WHAT TO PRODUCE:
Every line of the listing must be reproduced as it stands. Leave the images behind.

DATASET EXCERPT:
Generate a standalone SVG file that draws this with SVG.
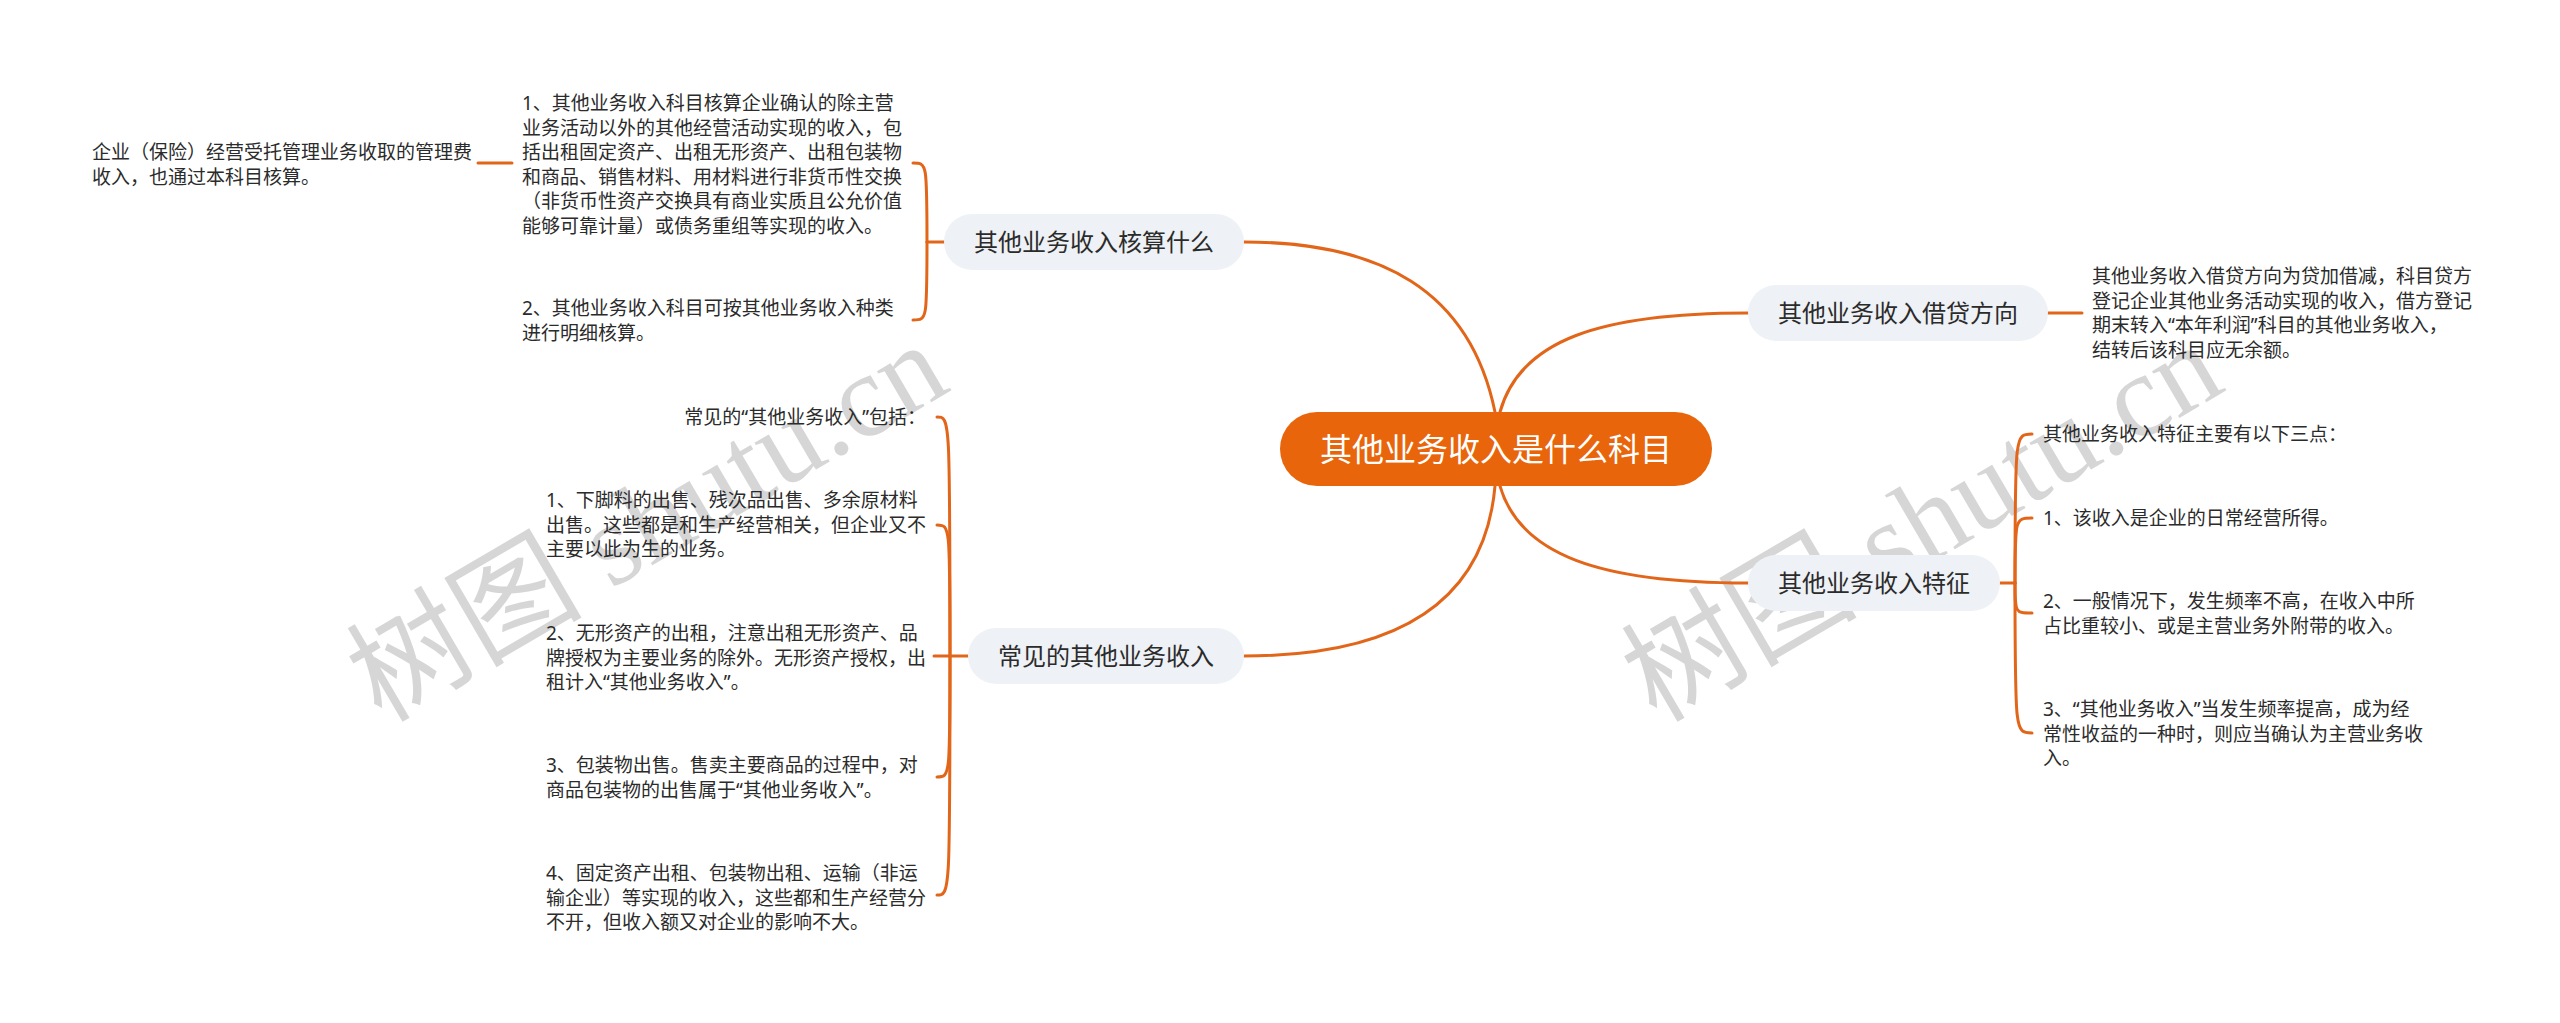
<svg xmlns="http://www.w3.org/2000/svg" width="2560" height="1023" viewBox="0 0 2560 1023">
<style>
.wm{font-family:"Liberation Serif","Noto Sans CJK SC",serif;font-size:118px;fill:#cfcfcf;fill-opacity:0.85}
.line{fill:none;stroke:#E2661A;stroke-width:3;stroke-linecap:round}
.leaf{font-family:"Noto Sans","Noto Sans CJK SC",sans-serif;font-size:19px;fill:#2b2b2b}
.br rect{fill:#EEF1F5}
.br text{font-family:"Noto Sans","Noto Sans CJK SC",sans-serif;font-size:24px;fill:#2b2b2b;text-anchor:middle}
.root rect{fill:#E8650B}
.root text{font-family:"Noto Sans","Noto Sans CJK SC",sans-serif;font-size:32px;fill:#ffffff;text-anchor:middle}
</style>
<rect width="2560" height="1023" fill="#ffffff"/>
<g id="watermarks">
<text class="wm" x="647" y="562" text-anchor="middle" transform="rotate(-30.3 647 522)">树图 shutu.cn</text>
<text class="wm" x="1922" y="562" text-anchor="middle" transform="rotate(-30.3 1922 522)">树图 shutu.cn</text>
</g>
<g id="connectors">
<path class="line" d="M1495,412 C1470,290 1380,242 1244,242"/>
<path class="line" d="M1500,412 C1520,340 1600,313 1748,313"/>
<path class="line" d="M1495,486 C1485,600 1400,656 1244,656"/>
<path class="line" d="M1500,486 C1520,555 1600,583 1748,583"/>
<path class="line" d="M944,242 L927,242"/>
<path class="line" d="M927,242 C927,163 927,163 913,163"/>
<path class="line" d="M927,242 C927,320 927,320 913,320"/>
<path class="line" d="M512,163 L478,163"/>
<path class="line" d="M968,656 L934,656"/>
<path class="line" d="M950,656 C950,417 950,417 937,417"/>
<path class="line" d="M950,656 C950,525 950,525 937,525"/>
<path class="line" d="M950,656 C950,777 950,777 937,777"/>
<path class="line" d="M950,656 C950,895 950,895 937,895"/>
<path class="line" d="M2048,313 L2082,313"/>
<path class="line" d="M2000,583 L2015,583"/>
<path class="line" d="M2015,583 C2015,434 2015,434 2032,434"/>
<path class="line" d="M2015,583 C2015,518 2015,518 2032,518"/>
<path class="line" d="M2015,583 C2015,613 2015,613 2032,613"/>
<path class="line" d="M2015,583 C2015,733 2015,733 2032,733"/>
</g>
<g id="root" class="root">
<rect x="1280" y="412" width="432" height="74" rx="37"/>
<text x="1496" y="461">其他业务收入是什么科目</text>
</g>
<g id="branch-hesuan" class="br">
<rect x="944" y="214" width="300" height="56" rx="28"/>
<text x="1094" y="251">其他业务收入核算什么</text>
</g>
<g id="branch-changjian" class="br">
<rect x="968" y="628" width="276" height="56" rx="28"/>
<text x="1106" y="665">常见的其他业务收入</text>
</g>
<g id="branch-jiedai" class="br">
<rect x="1748" y="285" width="300" height="56" rx="28"/>
<text x="1898" y="322">其他业务收入借贷方向</text>
</g>
<g id="branch-tezheng" class="br">
<rect x="1748" y="555" width="252" height="56" rx="28"/>
<text x="1874" y="592">其他业务收入特征</text>
</g>
<g id="leaf-a0">
<text class="leaf" x="92" y="159">企业（保险）经营受托管理业务收取的管理费</text>
<text class="leaf" x="92" y="183.5">收入，也通过本科目核算。</text>
</g>
<g id="leaf-a1">
<text class="leaf" x="522" y="110">1、其他业务收入科目核算企业确认的除主营</text>
<text class="leaf" x="522" y="134.5">业务活动以外的其他经营活动实现的收入，包</text>
<text class="leaf" x="522" y="159">括出租固定资产、出租无形资产、出租包装物</text>
<text class="leaf" x="522" y="183.5">和商品、销售材料、用材料进行非货币性交换</text>
<text class="leaf" x="522" y="208">（非货币性资产交换具有商业实质且公允价值</text>
<text class="leaf" x="522" y="232.5">能够可靠计量）或债务重组等实现的收入。</text>
</g>
<g id="leaf-a2">
<text class="leaf" x="522" y="315">2、其他业务收入科目可按其他业务收入种类</text>
<text class="leaf" x="522" y="339.5">进行明细核算。</text>
</g>
<g id="leaf-b0">
<text class="leaf" x="926" y="424" text-anchor="end">常见的“其他业务收入”包括：</text>
</g>
<g id="leaf-b1">
<text class="leaf" x="546" y="507">1、下脚料的出售、残次品出售、多余原材料</text>
<text class="leaf" x="546" y="531.5">出售。这些都是和生产经营相关，但企业又不</text>
<text class="leaf" x="546" y="556">主要以此为生的业务。</text>
</g>
<g id="leaf-b2">
<text class="leaf" x="546" y="640">2、无形资产的出租，注意出租无形资产、品</text>
<text class="leaf" x="546" y="664.5">牌授权为主要业务的除外。无形资产授权，出</text>
<text class="leaf" x="546" y="689">租计入“其他业务收入”。</text>
</g>
<g id="leaf-b3">
<text class="leaf" x="546" y="772">3、包装物出售。售卖主要商品的过程中，对</text>
<text class="leaf" x="546" y="796.5">商品包装物的出售属于“其他业务收入”。</text>
</g>
<g id="leaf-b4">
<text class="leaf" x="546" y="880">4、固定资产出租、包装物出租、运输（非运</text>
<text class="leaf" x="546" y="904.5">输企业）等实现的收入，这些都和生产经营分</text>
<text class="leaf" x="546" y="929">不开，但收入额又对企业的影响不大。</text>
</g>
<g id="leaf-c0">
<text class="leaf" x="2092" y="283">其他业务收入借贷方向为贷加借减，科目贷方</text>
<text class="leaf" x="2092" y="307.5">登记企业其他业务活动实现的收入，借方登记</text>
<text class="leaf" x="2092" y="332">期末转入“本年利润”科目的其他业务收入，</text>
<text class="leaf" x="2092" y="356.5">结转后该科目应无余额。</text>
</g>
<g id="leaf-d0">
<text class="leaf" x="2043" y="441">其他业务收入特征主要有以下三点：</text>
</g>
<g id="leaf-d1">
<text class="leaf" x="2043" y="525">1、该收入是企业的日常经营所得。</text>
</g>
<g id="leaf-d2">
<text class="leaf" x="2043" y="608">2、一般情况下，发生频率不高，在收入中所</text>
<text class="leaf" x="2043" y="632.5">占比重较小、或是主营业务外附带的收入。</text>
</g>
<g id="leaf-d3">
<text class="leaf" x="2043" y="716">3、“其他业务收入”当发生频率提高，成为经</text>
<text class="leaf" x="2043" y="740.5">常性收益的一种时，则应当确认为主营业务收</text>
<text class="leaf" x="2043" y="765">入。</text>
</g>
</svg>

IN RESPONSE:
Generate a standalone SVG file that draws this with SVG.
<svg xmlns="http://www.w3.org/2000/svg" width="2560" height="1023" viewBox="0 0 2560 1023">
<style>
.wm{font-family:"Liberation Serif","Noto Sans CJK SC",serif;font-size:118px;fill:#cfcfcf;fill-opacity:0.85}
.line{fill:none;stroke:#E2661A;stroke-width:3;stroke-linecap:round}
.leaf{font-family:"Noto Sans","Noto Sans CJK SC",sans-serif;font-size:19px;fill:#2b2b2b}
.br rect{fill:#EEF1F5}
.br text{font-family:"Noto Sans","Noto Sans CJK SC",sans-serif;font-size:24px;fill:#2b2b2b;text-anchor:middle}
.root rect{fill:#E8650B}
.root text{font-family:"Noto Sans","Noto Sans CJK SC",sans-serif;font-size:32px;fill:#ffffff;text-anchor:middle}
</style>
<rect width="2560" height="1023" fill="#ffffff"/>
<g id="watermarks">
<text class="wm" x="647" y="562" text-anchor="middle" transform="rotate(-30.3 647 522)">树图 shutu.cn</text>
<text class="wm" x="1922" y="562" text-anchor="middle" transform="rotate(-30.3 1922 522)">树图 shutu.cn</text>
</g>
<g id="connectors">
<path class="line" d="M1495,412 C1470,290 1380,242 1244,242"/>
<path class="line" d="M1500,412 C1520,340 1600,313 1748,313"/>
<path class="line" d="M1495,486 C1485,600 1400,656 1244,656"/>
<path class="line" d="M1500,486 C1520,555 1600,583 1748,583"/>
<path class="line" d="M944,242 L927,242"/>
<path class="line" d="M927,242 C927,163 927,163 913,163"/>
<path class="line" d="M927,242 C927,320 927,320 913,320"/>
<path class="line" d="M512,163 L478,163"/>
<path class="line" d="M968,656 L934,656"/>
<path class="line" d="M950,656 C950,417 950,417 937,417"/>
<path class="line" d="M950,656 C950,525 950,525 937,525"/>
<path class="line" d="M950,656 C950,777 950,777 937,777"/>
<path class="line" d="M950,656 C950,895 950,895 937,895"/>
<path class="line" d="M2048,313 L2082,313"/>
<path class="line" d="M2000,583 L2015,583"/>
<path class="line" d="M2015,583 C2015,434 2015,434 2032,434"/>
<path class="line" d="M2015,583 C2015,518 2015,518 2032,518"/>
<path class="line" d="M2015,583 C2015,613 2015,613 2032,613"/>
<path class="line" d="M2015,583 C2015,733 2015,733 2032,733"/>
</g>
<g id="root" class="root">
<rect x="1280" y="412" width="432" height="74" rx="37"/>
<text x="1496" y="461">其他业务收入是什么科目</text>
</g>
<g id="branch-hesuan" class="br">
<rect x="944" y="214" width="300" height="56" rx="28"/>
<text x="1094" y="251">其他业务收入核算什么</text>
</g>
<g id="branch-changjian" class="br">
<rect x="968" y="628" width="276" height="56" rx="28"/>
<text x="1106" y="665">常见的其他业务收入</text>
</g>
<g id="branch-jiedai" class="br">
<rect x="1748" y="285" width="300" height="56" rx="28"/>
<text x="1898" y="322">其他业务收入借贷方向</text>
</g>
<g id="branch-tezheng" class="br">
<rect x="1748" y="555" width="252" height="56" rx="28"/>
<text x="1874" y="592">其他业务收入特征</text>
</g>
<g id="leaf-a0">
<text class="leaf" x="92" y="159">企业（保险）经营受托管理业务收取的管理费</text>
<text class="leaf" x="92" y="183.5">收入，也通过本科目核算。</text>
</g>
<g id="leaf-a1">
<text class="leaf" x="522" y="110">1、其他业务收入科目核算企业确认的除主营</text>
<text class="leaf" x="522" y="134.5">业务活动以外的其他经营活动实现的收入，包</text>
<text class="leaf" x="522" y="159">括出租固定资产、出租无形资产、出租包装物</text>
<text class="leaf" x="522" y="183.5">和商品、销售材料、用材料进行非货币性交换</text>
<text class="leaf" x="522" y="208">（非货币性资产交换具有商业实质且公允价值</text>
<text class="leaf" x="522" y="232.5">能够可靠计量）或债务重组等实现的收入。</text>
</g>
<g id="leaf-a2">
<text class="leaf" x="522" y="315">2、其他业务收入科目可按其他业务收入种类</text>
<text class="leaf" x="522" y="339.5">进行明细核算。</text>
</g>
<g id="leaf-b0">
<text class="leaf" x="926" y="424" text-anchor="end">常见的“其他业务收入”包括：</text>
</g>
<g id="leaf-b1">
<text class="leaf" x="546" y="507">1、下脚料的出售、残次品出售、多余原材料</text>
<text class="leaf" x="546" y="531.5">出售。这些都是和生产经营相关，但企业又不</text>
<text class="leaf" x="546" y="556">主要以此为生的业务。</text>
</g>
<g id="leaf-b2">
<text class="leaf" x="546" y="640">2、无形资产的出租，注意出租无形资产、品</text>
<text class="leaf" x="546" y="664.5">牌授权为主要业务的除外。无形资产授权，出</text>
<text class="leaf" x="546" y="689">租计入“其他业务收入”。</text>
</g>
<g id="leaf-b3">
<text class="leaf" x="546" y="772">3、包装物出售。售卖主要商品的过程中，对</text>
<text class="leaf" x="546" y="796.5">商品包装物的出售属于“其他业务收入”。</text>
</g>
<g id="leaf-b4">
<text class="leaf" x="546" y="880">4、固定资产出租、包装物出租、运输（非运</text>
<text class="leaf" x="546" y="904.5">输企业）等实现的收入，这些都和生产经营分</text>
<text class="leaf" x="546" y="929">不开，但收入额又对企业的影响不大。</text>
</g>
<g id="leaf-c0">
<text class="leaf" x="2092" y="283">其他业务收入借贷方向为贷加借减，科目贷方</text>
<text class="leaf" x="2092" y="307.5">登记企业其他业务活动实现的收入，借方登记</text>
<text class="leaf" x="2092" y="332">期末转入“本年利润”科目的其他业务收入，</text>
<text class="leaf" x="2092" y="356.5">结转后该科目应无余额。</text>
</g>
<g id="leaf-d0">
<text class="leaf" x="2043" y="441">其他业务收入特征主要有以下三点：</text>
</g>
<g id="leaf-d1">
<text class="leaf" x="2043" y="525">1、该收入是企业的日常经营所得。</text>
</g>
<g id="leaf-d2">
<text class="leaf" x="2043" y="608">2、一般情况下，发生频率不高，在收入中所</text>
<text class="leaf" x="2043" y="632.5">占比重较小、或是主营业务外附带的收入。</text>
</g>
<g id="leaf-d3">
<text class="leaf" x="2043" y="716">3、“其他业务收入”当发生频率提高，成为经</text>
<text class="leaf" x="2043" y="740.5">常性收益的一种时，则应当确认为主营业务收</text>
<text class="leaf" x="2043" y="765">入。</text>
</g>
</svg>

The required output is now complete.